Exercise
Reproduce the lines of the material exactly, excluding every image.

Data shown
________________________

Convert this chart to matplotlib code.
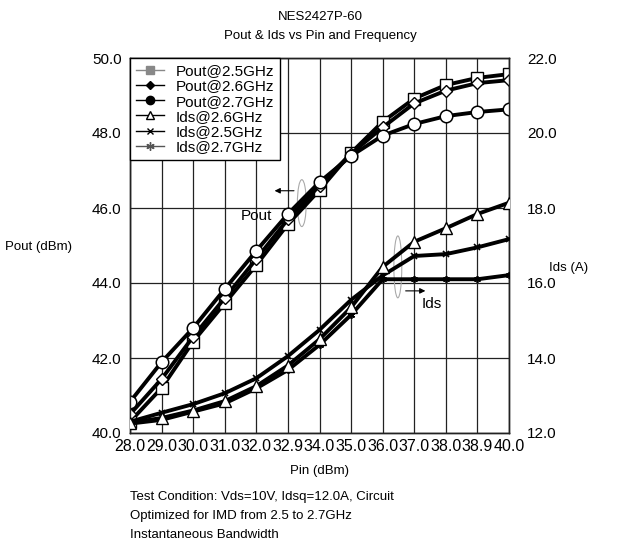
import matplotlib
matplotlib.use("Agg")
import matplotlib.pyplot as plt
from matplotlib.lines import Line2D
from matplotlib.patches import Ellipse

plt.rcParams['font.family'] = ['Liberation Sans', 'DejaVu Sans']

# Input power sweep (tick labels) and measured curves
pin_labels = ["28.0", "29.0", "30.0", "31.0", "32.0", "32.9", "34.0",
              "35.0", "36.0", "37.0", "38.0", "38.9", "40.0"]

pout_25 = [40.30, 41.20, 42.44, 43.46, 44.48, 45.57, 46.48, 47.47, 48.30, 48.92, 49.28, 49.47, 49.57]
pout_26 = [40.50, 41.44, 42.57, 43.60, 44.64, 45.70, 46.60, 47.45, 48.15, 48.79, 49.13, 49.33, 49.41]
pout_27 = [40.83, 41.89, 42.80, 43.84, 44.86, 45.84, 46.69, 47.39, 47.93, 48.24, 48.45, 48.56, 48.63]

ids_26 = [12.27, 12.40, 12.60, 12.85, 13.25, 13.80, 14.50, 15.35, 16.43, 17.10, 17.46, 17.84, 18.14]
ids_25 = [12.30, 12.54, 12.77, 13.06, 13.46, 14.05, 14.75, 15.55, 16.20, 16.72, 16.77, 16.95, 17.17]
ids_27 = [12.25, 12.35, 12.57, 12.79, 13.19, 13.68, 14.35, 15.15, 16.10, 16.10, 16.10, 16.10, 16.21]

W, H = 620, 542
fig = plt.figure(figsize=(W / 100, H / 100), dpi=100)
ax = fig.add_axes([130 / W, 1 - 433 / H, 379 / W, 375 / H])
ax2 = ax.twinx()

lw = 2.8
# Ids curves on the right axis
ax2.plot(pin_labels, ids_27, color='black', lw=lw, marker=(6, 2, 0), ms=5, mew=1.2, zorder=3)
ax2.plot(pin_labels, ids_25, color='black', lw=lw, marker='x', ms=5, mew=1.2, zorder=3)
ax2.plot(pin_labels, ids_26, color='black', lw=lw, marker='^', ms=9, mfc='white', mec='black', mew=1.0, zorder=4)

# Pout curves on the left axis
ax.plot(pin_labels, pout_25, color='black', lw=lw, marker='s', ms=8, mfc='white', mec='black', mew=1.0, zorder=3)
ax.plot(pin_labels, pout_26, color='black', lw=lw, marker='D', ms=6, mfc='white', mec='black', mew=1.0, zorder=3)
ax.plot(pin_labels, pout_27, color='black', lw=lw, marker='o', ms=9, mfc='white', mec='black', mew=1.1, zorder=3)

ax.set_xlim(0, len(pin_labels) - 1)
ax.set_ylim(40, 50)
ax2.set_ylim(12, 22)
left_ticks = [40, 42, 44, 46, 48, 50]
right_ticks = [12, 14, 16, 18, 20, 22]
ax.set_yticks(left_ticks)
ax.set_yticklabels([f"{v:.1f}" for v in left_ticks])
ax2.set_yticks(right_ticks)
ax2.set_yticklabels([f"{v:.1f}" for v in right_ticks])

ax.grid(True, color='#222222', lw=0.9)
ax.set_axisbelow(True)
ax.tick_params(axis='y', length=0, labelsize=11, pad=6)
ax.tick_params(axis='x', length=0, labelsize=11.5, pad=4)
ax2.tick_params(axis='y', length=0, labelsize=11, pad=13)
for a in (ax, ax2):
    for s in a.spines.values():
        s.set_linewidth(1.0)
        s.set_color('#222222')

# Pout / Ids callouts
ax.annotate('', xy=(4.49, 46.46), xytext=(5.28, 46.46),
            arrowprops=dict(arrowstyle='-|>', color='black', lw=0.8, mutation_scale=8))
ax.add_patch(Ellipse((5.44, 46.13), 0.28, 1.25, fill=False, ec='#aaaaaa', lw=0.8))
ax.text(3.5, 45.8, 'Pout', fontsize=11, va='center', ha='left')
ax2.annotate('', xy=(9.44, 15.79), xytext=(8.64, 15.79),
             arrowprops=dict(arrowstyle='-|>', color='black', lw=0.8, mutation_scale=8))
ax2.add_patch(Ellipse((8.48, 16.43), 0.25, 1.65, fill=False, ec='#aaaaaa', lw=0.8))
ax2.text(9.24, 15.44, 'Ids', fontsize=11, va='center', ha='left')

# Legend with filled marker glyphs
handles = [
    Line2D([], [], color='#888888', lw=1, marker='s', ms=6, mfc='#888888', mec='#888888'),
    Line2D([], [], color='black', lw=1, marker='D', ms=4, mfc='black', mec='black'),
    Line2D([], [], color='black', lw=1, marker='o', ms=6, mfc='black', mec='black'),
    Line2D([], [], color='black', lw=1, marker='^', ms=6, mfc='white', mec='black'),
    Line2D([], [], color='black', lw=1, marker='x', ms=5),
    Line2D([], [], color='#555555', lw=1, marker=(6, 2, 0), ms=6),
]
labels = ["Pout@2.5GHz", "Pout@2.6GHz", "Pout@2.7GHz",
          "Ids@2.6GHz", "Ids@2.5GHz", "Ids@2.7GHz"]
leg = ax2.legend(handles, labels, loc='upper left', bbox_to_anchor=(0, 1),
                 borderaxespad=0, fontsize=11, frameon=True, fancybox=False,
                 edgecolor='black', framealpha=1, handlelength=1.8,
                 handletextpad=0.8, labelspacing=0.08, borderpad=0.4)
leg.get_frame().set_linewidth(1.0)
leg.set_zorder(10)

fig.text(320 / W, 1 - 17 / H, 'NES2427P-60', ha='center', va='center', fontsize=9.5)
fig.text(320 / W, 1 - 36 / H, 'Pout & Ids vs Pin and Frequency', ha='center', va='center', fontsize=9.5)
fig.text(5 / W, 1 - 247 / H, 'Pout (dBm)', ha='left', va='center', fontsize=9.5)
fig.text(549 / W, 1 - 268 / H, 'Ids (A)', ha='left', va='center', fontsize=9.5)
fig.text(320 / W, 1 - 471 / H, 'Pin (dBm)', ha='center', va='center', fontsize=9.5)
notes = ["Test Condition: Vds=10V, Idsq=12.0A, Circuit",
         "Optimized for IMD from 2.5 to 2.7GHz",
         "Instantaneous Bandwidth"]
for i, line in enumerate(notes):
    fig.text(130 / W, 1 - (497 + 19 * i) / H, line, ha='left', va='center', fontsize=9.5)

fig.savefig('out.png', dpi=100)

________________________

Solution below
Convert this chart to matplotlib code.
import matplotlib
matplotlib.use("Agg")
import matplotlib.pyplot as plt
from matplotlib.lines import Line2D
from matplotlib.patches import Ellipse

plt.rcParams['font.family'] = ['Liberation Sans', 'DejaVu Sans']

# Input power sweep (tick labels) and measured curves
pin_labels = ["28.0", "29.0", "30.0", "31.0", "32.0", "32.9", "34.0",
              "35.0", "36.0", "37.0", "38.0", "38.9", "40.0"]

pout_25 = [40.30, 41.20, 42.44, 43.46, 44.48, 45.57, 46.48, 47.47, 48.30, 48.92, 49.28, 49.47, 49.57]
pout_26 = [40.50, 41.44, 42.57, 43.60, 44.64, 45.70, 46.60, 47.45, 48.15, 48.79, 49.13, 49.33, 49.41]
pout_27 = [40.83, 41.89, 42.80, 43.84, 44.86, 45.84, 46.69, 47.39, 47.93, 48.24, 48.45, 48.56, 48.63]

ids_26 = [12.27, 12.40, 12.60, 12.85, 13.25, 13.80, 14.50, 15.35, 16.43, 17.10, 17.46, 17.84, 18.14]
ids_25 = [12.30, 12.54, 12.77, 13.06, 13.46, 14.05, 14.75, 15.55, 16.20, 16.72, 16.77, 16.95, 17.17]
ids_27 = [12.25, 12.35, 12.57, 12.79, 13.19, 13.68, 14.35, 15.15, 16.10, 16.10, 16.10, 16.10, 16.21]

W, H = 620, 542
fig = plt.figure(figsize=(W / 100, H / 100), dpi=100)
ax = fig.add_axes([130 / W, 1 - 433 / H, 379 / W, 375 / H])
ax2 = ax.twinx()

lw = 2.8
# Ids curves on the right axis
ax2.plot(pin_labels, ids_27, color='black', lw=lw, marker=(6, 2, 0), ms=5, mew=1.2, zorder=3)
ax2.plot(pin_labels, ids_25, color='black', lw=lw, marker='x', ms=5, mew=1.2, zorder=3)
ax2.plot(pin_labels, ids_26, color='black', lw=lw, marker='^', ms=9, mfc='white', mec='black', mew=1.0, zorder=4)

# Pout curves on the left axis
ax.plot(pin_labels, pout_25, color='black', lw=lw, marker='s', ms=8, mfc='white', mec='black', mew=1.0, zorder=3)
ax.plot(pin_labels, pout_26, color='black', lw=lw, marker='D', ms=6, mfc='white', mec='black', mew=1.0, zorder=3)
ax.plot(pin_labels, pout_27, color='black', lw=lw, marker='o', ms=9, mfc='white', mec='black', mew=1.1, zorder=3)

ax.set_xlim(0, len(pin_labels) - 1)
ax.set_ylim(40, 50)
ax2.set_ylim(12, 22)
left_ticks = [40, 42, 44, 46, 48, 50]
right_ticks = [12, 14, 16, 18, 20, 22]
ax.set_yticks(left_ticks)
ax.set_yticklabels([f"{v:.1f}" for v in left_ticks])
ax2.set_yticks(right_ticks)
ax2.set_yticklabels([f"{v:.1f}" for v in right_ticks])

ax.grid(True, color='#222222', lw=0.9)
ax.set_axisbelow(True)
ax.tick_params(axis='y', length=0, labelsize=11, pad=6)
ax.tick_params(axis='x', length=0, labelsize=11.5, pad=4)
ax2.tick_params(axis='y', length=0, labelsize=11, pad=13)
for a in (ax, ax2):
    for s in a.spines.values():
        s.set_linewidth(1.0)
        s.set_color('#222222')

# Pout / Ids callouts
ax.annotate('', xy=(4.49, 46.46), xytext=(5.28, 46.46),
            arrowprops=dict(arrowstyle='-|>', color='black', lw=0.8, mutation_scale=8))
ax.add_patch(Ellipse((5.44, 46.13), 0.28, 1.25, fill=False, ec='#aaaaaa', lw=0.8))
ax.text(3.5, 45.8, 'Pout', fontsize=11, va='center', ha='left')
ax2.annotate('', xy=(9.44, 15.79), xytext=(8.64, 15.79),
             arrowprops=dict(arrowstyle='-|>', color='black', lw=0.8, mutation_scale=8))
ax2.add_patch(Ellipse((8.48, 16.43), 0.25, 1.65, fill=False, ec='#aaaaaa', lw=0.8))
ax2.text(9.24, 15.44, 'Ids', fontsize=11, va='center', ha='left')

# Legend with filled marker glyphs
handles = [
    Line2D([], [], color='#888888', lw=1, marker='s', ms=6, mfc='#888888', mec='#888888'),
    Line2D([], [], color='black', lw=1, marker='D', ms=4, mfc='black', mec='black'),
    Line2D([], [], color='black', lw=1, marker='o', ms=6, mfc='black', mec='black'),
    Line2D([], [], color='black', lw=1, marker='^', ms=6, mfc='white', mec='black'),
    Line2D([], [], color='black', lw=1, marker='x', ms=5),
    Line2D([], [], color='#555555', lw=1, marker=(6, 2, 0), ms=6),
]
labels = ["Pout@2.5GHz", "Pout@2.6GHz", "Pout@2.7GHz",
          "Ids@2.6GHz", "Ids@2.5GHz", "Ids@2.7GHz"]
leg = ax2.legend(handles, labels, loc='upper left', bbox_to_anchor=(0, 1),
                 borderaxespad=0, fontsize=11, frameon=True, fancybox=False,
                 edgecolor='black', framealpha=1, handlelength=1.8,
                 handletextpad=0.8, labelspacing=0.08, borderpad=0.4)
leg.get_frame().set_linewidth(1.0)
leg.set_zorder(10)

fig.text(320 / W, 1 - 17 / H, 'NES2427P-60', ha='center', va='center', fontsize=9.5)
fig.text(320 / W, 1 - 36 / H, 'Pout & Ids vs Pin and Frequency', ha='center', va='center', fontsize=9.5)
fig.text(5 / W, 1 - 247 / H, 'Pout (dBm)', ha='left', va='center', fontsize=9.5)
fig.text(549 / W, 1 - 268 / H, 'Ids (A)', ha='left', va='center', fontsize=9.5)
fig.text(320 / W, 1 - 471 / H, 'Pin (dBm)', ha='center', va='center', fontsize=9.5)
notes = ["Test Condition: Vds=10V, Idsq=12.0A, Circuit",
         "Optimized for IMD from 2.5 to 2.7GHz",
         "Instantaneous Bandwidth"]
for i, line in enumerate(notes):
    fig.text(130 / W, 1 - (497 + 19 * i) / H, line, ha='left', va='center', fontsize=9.5)

fig.savefig('out.png', dpi=100)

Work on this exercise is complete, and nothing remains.